Aim: Find each line containing the word "code" and report how many there are. Add nothing else.

Input for this task:
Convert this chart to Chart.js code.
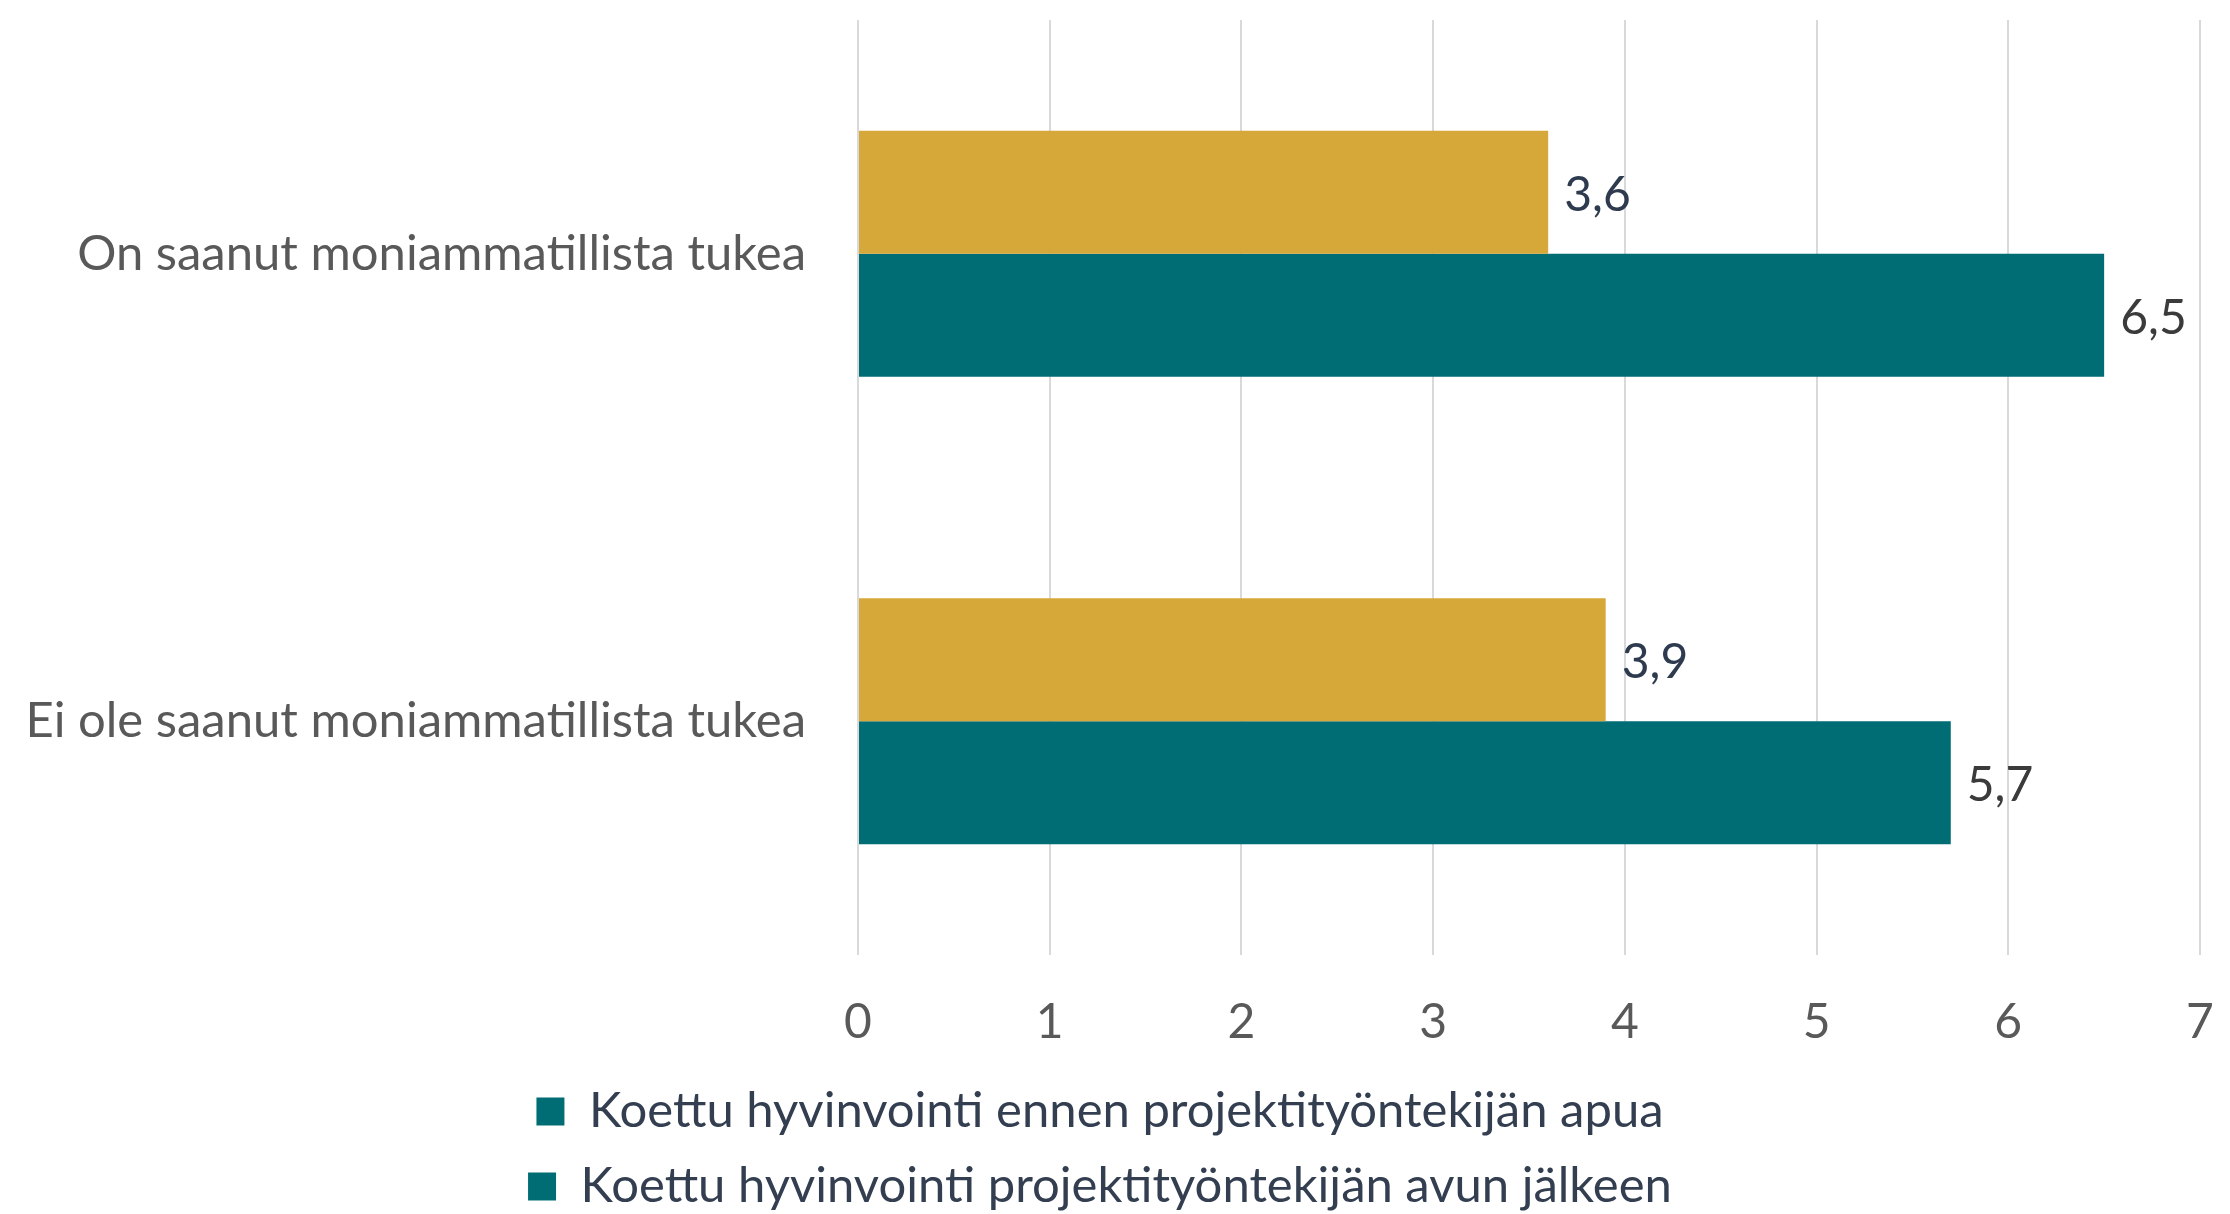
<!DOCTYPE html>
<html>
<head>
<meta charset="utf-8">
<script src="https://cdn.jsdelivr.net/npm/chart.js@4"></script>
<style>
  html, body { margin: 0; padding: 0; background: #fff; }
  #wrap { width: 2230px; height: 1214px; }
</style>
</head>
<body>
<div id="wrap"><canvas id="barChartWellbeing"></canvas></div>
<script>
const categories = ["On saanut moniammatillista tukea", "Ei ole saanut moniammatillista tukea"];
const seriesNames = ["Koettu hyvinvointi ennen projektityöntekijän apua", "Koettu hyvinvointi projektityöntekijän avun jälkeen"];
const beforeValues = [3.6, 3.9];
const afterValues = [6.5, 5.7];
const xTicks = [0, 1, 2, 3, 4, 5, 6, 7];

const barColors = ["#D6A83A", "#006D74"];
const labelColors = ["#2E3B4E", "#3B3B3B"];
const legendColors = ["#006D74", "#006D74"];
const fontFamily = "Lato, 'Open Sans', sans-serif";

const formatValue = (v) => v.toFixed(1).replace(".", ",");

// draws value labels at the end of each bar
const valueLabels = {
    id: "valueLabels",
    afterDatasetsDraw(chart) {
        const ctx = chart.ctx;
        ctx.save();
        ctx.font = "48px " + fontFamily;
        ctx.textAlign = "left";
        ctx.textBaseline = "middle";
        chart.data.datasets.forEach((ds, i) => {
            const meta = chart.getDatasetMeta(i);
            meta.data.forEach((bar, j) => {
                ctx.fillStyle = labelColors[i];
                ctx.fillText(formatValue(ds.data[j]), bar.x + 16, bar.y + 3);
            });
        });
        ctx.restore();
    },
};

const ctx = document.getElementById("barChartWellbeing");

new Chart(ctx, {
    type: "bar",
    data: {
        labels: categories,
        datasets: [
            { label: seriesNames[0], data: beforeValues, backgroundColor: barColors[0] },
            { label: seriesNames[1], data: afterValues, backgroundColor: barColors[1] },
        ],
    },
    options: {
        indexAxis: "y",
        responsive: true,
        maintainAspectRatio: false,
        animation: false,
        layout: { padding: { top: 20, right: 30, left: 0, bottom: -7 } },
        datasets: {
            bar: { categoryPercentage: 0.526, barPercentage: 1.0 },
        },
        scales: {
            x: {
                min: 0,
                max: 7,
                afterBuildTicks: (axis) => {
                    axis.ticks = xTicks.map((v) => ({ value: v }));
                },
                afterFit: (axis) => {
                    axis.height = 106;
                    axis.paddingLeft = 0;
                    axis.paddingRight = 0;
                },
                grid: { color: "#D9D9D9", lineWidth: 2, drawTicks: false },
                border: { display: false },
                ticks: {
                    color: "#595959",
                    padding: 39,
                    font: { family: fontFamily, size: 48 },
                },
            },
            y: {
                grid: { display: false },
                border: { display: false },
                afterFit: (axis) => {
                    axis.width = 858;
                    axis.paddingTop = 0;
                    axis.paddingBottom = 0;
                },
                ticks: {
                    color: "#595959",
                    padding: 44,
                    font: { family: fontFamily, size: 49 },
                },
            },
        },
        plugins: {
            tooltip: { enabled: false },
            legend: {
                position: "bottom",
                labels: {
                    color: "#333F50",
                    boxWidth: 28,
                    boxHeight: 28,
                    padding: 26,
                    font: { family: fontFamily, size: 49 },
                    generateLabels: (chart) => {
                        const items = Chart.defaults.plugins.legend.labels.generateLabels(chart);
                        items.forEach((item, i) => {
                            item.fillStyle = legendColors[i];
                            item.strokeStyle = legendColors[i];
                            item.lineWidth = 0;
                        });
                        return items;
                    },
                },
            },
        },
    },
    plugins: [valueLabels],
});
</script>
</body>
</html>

==

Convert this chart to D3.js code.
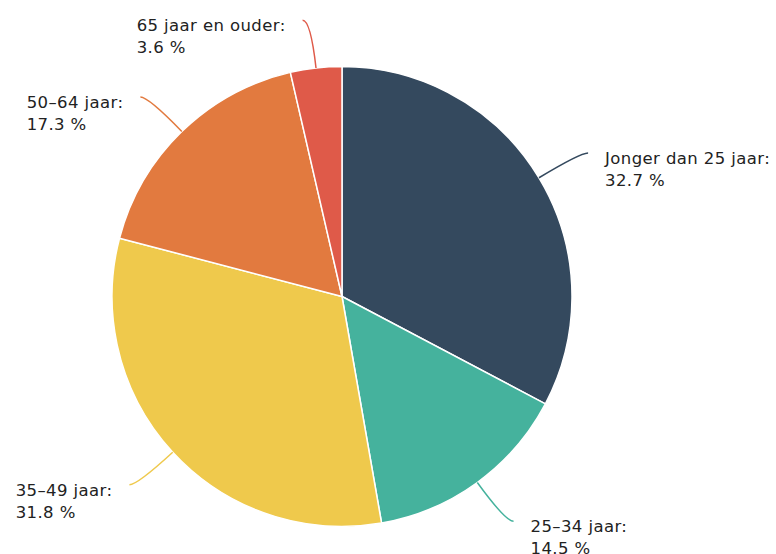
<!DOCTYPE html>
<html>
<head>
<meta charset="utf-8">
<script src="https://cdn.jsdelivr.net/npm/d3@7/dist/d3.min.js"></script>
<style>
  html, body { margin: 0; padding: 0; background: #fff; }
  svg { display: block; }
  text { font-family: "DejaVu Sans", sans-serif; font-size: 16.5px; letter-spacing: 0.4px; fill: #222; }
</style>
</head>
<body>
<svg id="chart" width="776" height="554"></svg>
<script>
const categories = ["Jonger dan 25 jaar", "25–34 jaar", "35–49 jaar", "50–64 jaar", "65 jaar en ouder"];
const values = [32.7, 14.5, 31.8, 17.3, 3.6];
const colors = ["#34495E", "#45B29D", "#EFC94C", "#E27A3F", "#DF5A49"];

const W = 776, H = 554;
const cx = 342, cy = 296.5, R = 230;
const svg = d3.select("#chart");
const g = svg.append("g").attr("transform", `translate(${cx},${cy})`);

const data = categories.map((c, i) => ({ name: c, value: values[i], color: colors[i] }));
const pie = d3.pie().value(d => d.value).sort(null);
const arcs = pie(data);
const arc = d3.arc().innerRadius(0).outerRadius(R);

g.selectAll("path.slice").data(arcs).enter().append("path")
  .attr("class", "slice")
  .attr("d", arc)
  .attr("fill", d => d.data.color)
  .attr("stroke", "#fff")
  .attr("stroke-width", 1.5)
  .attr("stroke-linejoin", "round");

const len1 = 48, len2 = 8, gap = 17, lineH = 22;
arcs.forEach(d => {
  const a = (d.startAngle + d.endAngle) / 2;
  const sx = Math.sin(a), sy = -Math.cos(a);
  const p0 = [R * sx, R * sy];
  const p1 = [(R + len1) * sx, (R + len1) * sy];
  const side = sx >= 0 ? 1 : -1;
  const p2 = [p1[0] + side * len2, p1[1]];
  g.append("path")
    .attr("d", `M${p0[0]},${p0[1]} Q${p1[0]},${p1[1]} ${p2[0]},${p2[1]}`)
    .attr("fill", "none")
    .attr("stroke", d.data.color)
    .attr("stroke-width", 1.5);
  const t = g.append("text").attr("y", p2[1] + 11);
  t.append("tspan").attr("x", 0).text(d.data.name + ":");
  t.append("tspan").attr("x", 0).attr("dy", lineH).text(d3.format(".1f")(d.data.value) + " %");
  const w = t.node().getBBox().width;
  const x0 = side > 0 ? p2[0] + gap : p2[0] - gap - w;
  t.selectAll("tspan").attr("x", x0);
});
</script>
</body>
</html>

* * *

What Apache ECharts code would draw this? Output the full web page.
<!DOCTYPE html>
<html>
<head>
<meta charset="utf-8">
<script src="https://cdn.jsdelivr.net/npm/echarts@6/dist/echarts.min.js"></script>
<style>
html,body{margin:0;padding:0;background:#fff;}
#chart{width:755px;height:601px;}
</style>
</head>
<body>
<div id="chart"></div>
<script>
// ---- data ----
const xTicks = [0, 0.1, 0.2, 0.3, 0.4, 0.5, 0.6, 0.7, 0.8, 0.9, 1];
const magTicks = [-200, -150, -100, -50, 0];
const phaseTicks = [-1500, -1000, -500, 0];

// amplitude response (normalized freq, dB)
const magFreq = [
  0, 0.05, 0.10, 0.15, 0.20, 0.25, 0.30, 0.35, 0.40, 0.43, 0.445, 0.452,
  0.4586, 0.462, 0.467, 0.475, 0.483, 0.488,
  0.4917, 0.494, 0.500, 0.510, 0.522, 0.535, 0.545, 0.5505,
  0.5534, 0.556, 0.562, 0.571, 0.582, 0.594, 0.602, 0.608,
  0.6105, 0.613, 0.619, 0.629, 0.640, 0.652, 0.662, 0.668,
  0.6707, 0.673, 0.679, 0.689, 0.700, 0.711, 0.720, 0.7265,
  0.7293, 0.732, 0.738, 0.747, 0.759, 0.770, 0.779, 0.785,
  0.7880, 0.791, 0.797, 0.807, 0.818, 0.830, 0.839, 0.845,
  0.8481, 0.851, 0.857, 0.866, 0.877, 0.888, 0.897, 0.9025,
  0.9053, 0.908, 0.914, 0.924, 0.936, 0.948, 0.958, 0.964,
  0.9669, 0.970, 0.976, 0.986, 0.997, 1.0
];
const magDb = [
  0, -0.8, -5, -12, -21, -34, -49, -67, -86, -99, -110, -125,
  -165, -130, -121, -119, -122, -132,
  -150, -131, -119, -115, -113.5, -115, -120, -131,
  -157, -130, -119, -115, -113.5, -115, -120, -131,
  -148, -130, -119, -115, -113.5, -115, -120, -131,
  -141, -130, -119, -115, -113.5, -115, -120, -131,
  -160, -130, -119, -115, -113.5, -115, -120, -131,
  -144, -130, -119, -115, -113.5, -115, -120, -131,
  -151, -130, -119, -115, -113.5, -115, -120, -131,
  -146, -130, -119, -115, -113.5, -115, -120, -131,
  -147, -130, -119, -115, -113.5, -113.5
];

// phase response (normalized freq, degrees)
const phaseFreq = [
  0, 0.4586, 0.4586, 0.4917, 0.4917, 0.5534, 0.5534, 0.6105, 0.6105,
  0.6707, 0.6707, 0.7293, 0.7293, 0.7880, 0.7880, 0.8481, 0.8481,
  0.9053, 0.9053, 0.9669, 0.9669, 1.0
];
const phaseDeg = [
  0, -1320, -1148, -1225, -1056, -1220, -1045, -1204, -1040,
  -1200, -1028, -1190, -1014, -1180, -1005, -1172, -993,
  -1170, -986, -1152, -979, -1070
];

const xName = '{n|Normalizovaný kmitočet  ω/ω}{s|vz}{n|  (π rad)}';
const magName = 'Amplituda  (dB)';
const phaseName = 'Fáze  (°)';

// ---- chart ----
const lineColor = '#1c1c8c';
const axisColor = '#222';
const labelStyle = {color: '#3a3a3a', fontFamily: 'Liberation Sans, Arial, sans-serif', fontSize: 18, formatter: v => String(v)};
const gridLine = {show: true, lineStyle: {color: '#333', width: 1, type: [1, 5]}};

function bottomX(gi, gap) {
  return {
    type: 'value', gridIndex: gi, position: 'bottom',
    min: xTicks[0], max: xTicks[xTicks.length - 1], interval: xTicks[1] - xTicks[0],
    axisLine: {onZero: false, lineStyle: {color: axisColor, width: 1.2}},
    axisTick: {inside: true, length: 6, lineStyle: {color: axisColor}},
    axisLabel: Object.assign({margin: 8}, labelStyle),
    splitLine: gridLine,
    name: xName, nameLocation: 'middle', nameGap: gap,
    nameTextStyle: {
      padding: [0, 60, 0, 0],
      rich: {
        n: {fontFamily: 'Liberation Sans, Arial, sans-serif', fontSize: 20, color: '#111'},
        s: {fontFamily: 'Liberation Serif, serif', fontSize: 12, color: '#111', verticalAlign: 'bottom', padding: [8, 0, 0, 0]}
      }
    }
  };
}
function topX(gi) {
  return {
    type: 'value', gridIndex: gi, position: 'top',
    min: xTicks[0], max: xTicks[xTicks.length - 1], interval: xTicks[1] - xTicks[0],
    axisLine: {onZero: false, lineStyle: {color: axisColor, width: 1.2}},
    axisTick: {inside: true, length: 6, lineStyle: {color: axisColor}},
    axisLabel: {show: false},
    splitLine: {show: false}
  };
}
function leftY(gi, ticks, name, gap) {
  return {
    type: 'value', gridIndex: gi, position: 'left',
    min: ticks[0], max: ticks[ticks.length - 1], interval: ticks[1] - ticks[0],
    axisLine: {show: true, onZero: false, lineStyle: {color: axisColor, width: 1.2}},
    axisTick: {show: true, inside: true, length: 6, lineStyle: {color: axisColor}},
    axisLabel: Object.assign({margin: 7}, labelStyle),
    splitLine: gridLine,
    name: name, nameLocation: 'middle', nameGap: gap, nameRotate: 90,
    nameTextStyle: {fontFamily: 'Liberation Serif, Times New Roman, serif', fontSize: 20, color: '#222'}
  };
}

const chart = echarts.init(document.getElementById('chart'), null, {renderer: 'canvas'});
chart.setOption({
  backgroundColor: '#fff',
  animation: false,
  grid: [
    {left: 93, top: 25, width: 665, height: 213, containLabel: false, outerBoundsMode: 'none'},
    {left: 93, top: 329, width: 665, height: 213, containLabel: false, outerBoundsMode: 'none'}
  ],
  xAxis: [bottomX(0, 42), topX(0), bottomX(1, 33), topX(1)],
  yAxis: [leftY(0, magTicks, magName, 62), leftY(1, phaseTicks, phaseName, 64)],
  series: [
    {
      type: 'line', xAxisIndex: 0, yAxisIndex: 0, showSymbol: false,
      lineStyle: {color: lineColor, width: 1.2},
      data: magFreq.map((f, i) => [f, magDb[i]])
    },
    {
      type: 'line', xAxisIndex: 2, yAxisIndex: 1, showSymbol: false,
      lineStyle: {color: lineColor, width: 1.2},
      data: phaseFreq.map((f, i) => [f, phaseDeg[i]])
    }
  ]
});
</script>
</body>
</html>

Solution to the problem: 3